Even with a wide-brimmed, straw hat, the sun shows no mercy. The heat from its rays mixes with the pungent smell of poverty. Muddy potholes design the three mile stretch from the Compound to the hub of the city. On each side of the road, misery has left its mark. Children scamper about, some scantily dressed and some not at all, their potbelly stomachs and copper hair medically incorrect.
In a rare moment, a dog, equally impoverished, lumbers slowly along with nose to the ground, seeking what its owners could not supply. Rumor has it that his days are numbered. For a brief moment, I try to imagine the taste of dog meat, and then let it go. Where I come from dogs were groomed and pampered, never an item on the menu.
Women squat along the roadside in front of a bucket of water with questionable origin, vigorously scrubbing items from a small mound of clothes. I wonder if she’s scrubbing more dirt in than out. A young girl sways past me, deftly balancing on her head a basket full of what eventually could turn into today's wages. As she passes, a whiff of deodorant depravation invades my space, and I resist the urge to pinch my nose – a hold-over from my childhood days.
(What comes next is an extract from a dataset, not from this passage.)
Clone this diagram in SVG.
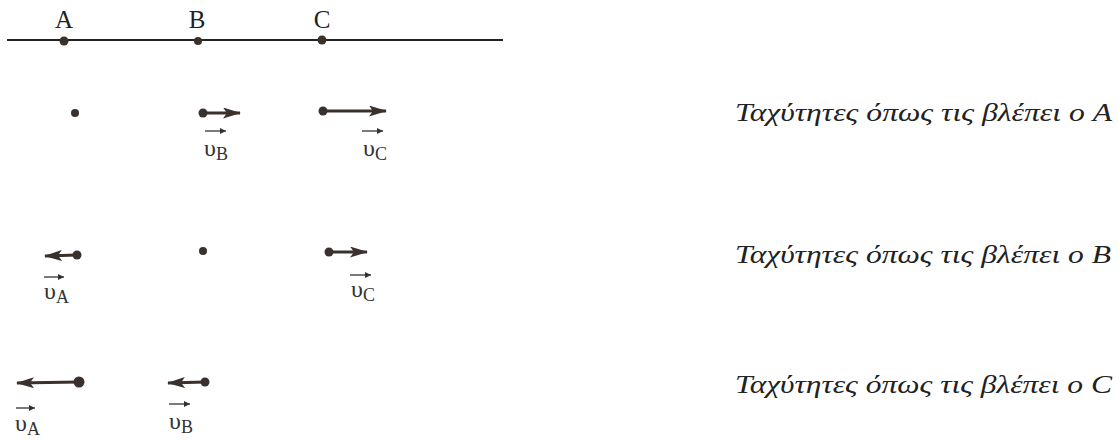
<svg xmlns="http://www.w3.org/2000/svg" width="1119" height="440" viewBox="0 0 1119 440">
<defs>
<style>
.lbl{font-family:"Liberation Serif","DejaVu Serif",serif;font-size:25px;fill:#222;text-anchor:middle}
.cap{font-family:"Liberation Serif","DejaVu Serif",serif;font-style:italic;font-size:25px;fill:#222}
.v{font-family:"Liberation Serif","DejaVu Serif",serif;font-size:24px;fill:#333}
.sub{font-size:18px}
.vec{stroke:#3a302c;stroke-width:3;fill:none}
.va{stroke:#333;stroke-width:1.3;fill:none}
.dot{fill:#3a302c}
</style>
<marker id="head" viewBox="0 0 18 11" refX="17" refY="5.5" markerWidth="18" markerHeight="11" markerUnits="userSpaceOnUse" orient="auto">
<path d="M0,0 L18,5.5 L0,11 L4,5.5 Z" fill="#3a302c"/>
</marker>
<marker id="small" viewBox="0 0 6 6" refX="6" refY="3" markerWidth="6" markerHeight="6" markerUnits="userSpaceOnUse" orient="auto">
<path d="M0,0 L6,3 L0,6 Z" fill="#333"/>
</marker>
</defs>
<g id="axis">
<line x1="7" y1="40" x2="503" y2="40" stroke="#222" stroke-width="2"/>
<circle class="dot" cx="64" cy="41" r="4.5"/>
<circle class="dot" cx="198" cy="41" r="4"/>
<circle class="dot" cx="322" cy="40" r="4.5"/>
<text class="lbl" x="64" y="28">A</text>
<text class="lbl" x="197" y="28">B</text>
<text class="lbl" x="322" y="28">C</text>
</g>
<g id="row-A">
<circle class="dot" cx="75" cy="113" r="4"/>
<g id="vB1">
<circle class="dot" cx="203" cy="113" r="4.5"/>
<line class="vec" x1="203" y1="113" x2="240" y2="113" marker-end="url(#head)"/>
<line class="va" x1="205" y1="131" x2="226" y2="131" marker-end="url(#small)"/>
<text class="v" x="204" y="156">υ<tspan class="sub" dy="4">B</tspan></text>
</g>
<g id="vC1">
<circle class="dot" cx="323" cy="111" r="4.5"/>
<line class="vec" x1="323" y1="111" x2="386" y2="111" marker-end="url(#head)"/>
<line class="va" x1="362" y1="131" x2="383" y2="131" marker-end="url(#small)"/>
<text class="v" x="363" y="156">υ<tspan class="sub" dy="4">C</tspan></text>
</g>
<text class="cap" x="735" y="121" textLength="377" lengthAdjust="spacingAndGlyphs">Ταχύτητες όπως τις βλέπει ο A</text>
</g>
<g id="row-B">
<g id="vA2">
<circle class="dot" cx="77" cy="255" r="4.5"/>
<line class="vec" x1="77" y1="255" x2="45" y2="256" marker-end="url(#head)"/>
<line class="va" x1="44" y1="277" x2="64" y2="277" marker-end="url(#small)"/>
<text class="v" x="44" y="299">υ<tspan class="sub" dy="4">A</tspan></text>
</g>
<circle class="dot" cx="203" cy="251" r="4"/>
<g id="vC2">
<circle class="dot" cx="329" cy="252" r="4.5"/>
<line class="vec" x1="329" y1="252" x2="367" y2="252" marker-end="url(#head)"/>
<line class="va" x1="350" y1="275" x2="371" y2="275" marker-end="url(#small)"/>
<text class="v" x="351" y="297">υ<tspan class="sub" dy="4">C</tspan></text>
</g>
<text class="cap" x="735" y="263" textLength="376" lengthAdjust="spacingAndGlyphs">Ταχύτητες όπως τις βλέπει ο B</text>
</g>
<g id="row-C">
<g id="vA3">
<circle class="dot" cx="79" cy="382" r="5.5"/>
<line class="vec" x1="79" y1="382" x2="17" y2="383" marker-end="url(#head)"/>
<line class="va" x1="16" y1="408" x2="35" y2="408" marker-end="url(#small)"/>
<text class="v" x="15" y="431">υ<tspan class="sub" dy="4">A</tspan></text>
</g>
<g id="vB3">
<circle class="dot" cx="205" cy="382" r="4.5"/>
<line class="vec" x1="205" y1="382" x2="168" y2="383" marker-end="url(#head)"/>
<line class="va" x1="169" y1="404" x2="190" y2="404" marker-end="url(#small)"/>
<text class="v" x="169" y="429">υ<tspan class="sub" dy="4">B</tspan></text>
</g>
<text class="cap" x="735" y="393" textLength="377" lengthAdjust="spacingAndGlyphs">Ταχύτητες όπως τις βλέπει ο C</text>
</g>
</svg>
Behind me, I can hear the deep baritone voices of men drawing closer. I turn to see three men, one a human “beast of burden,” struggling to push and pull (depending on their position)a wheelbarrow laden with some sort of building material. Their muscles ripple with each effort, and their skin glistens with perspiration as they make their way towards a partially constructed house. Surely destined, I muse,to mock the shanties that surround it.
I forge ahead, focused on my mission, defying the rising temperature, and trying desperately to ignore the urgency of thirst. Finally, the end of the road opens up to a main thoroughfare, the city’s Main Street, except there are no skyscrapers, fancy shops, finely paved roads with yellow lines, or traffic lights.
TapTaps, a euphemism for a bus, overladened with passengers, plow down the street with little regard for speed or safety.
Checking twice, and then again, I scurry across to the pink building. The only place I’m told where I can make a phone call. Inside, there’s no one around.
Hmm, I contemplate, as I dig for the right change, why am I the only one here? I’d expected to have to wait on line to get a phone line. I was wrong on both counts.
Sorry, the sign says, this phone is out of order. If you need a phone, please go to the main post office.
Forget it. I check my watch and know it’s useless. By the time I took the thirty minute ride on the Tap Tap to the post office, it would be closed for the two hour afternoon break. With visions of phone booths on every corner, telephone poles lining the landscape, and someone breaking the silence in private conversation, I dart across the street to begin my tedious trek back to the Compound, barely beating an
Now, the sun really releases its fury. Heat rages. Before I begin my long journey, I stop at the one place I know sells “safe” water.
After ten minutes on the road, I notice an open field, sandwiched between two rows of thatched roof huts where a familiar scene greets me. Malnourished children stand around an outdoor stove, anxiously waiting for the one and only meal of the day.
Right there, I speculate, in that open field would be a great place for a telephone line.
No. I rein in my culture of convenience mindset where Ipods, and Blackberrys tickle my fancy.
Somehow, the idea of a food pantry makes more sense.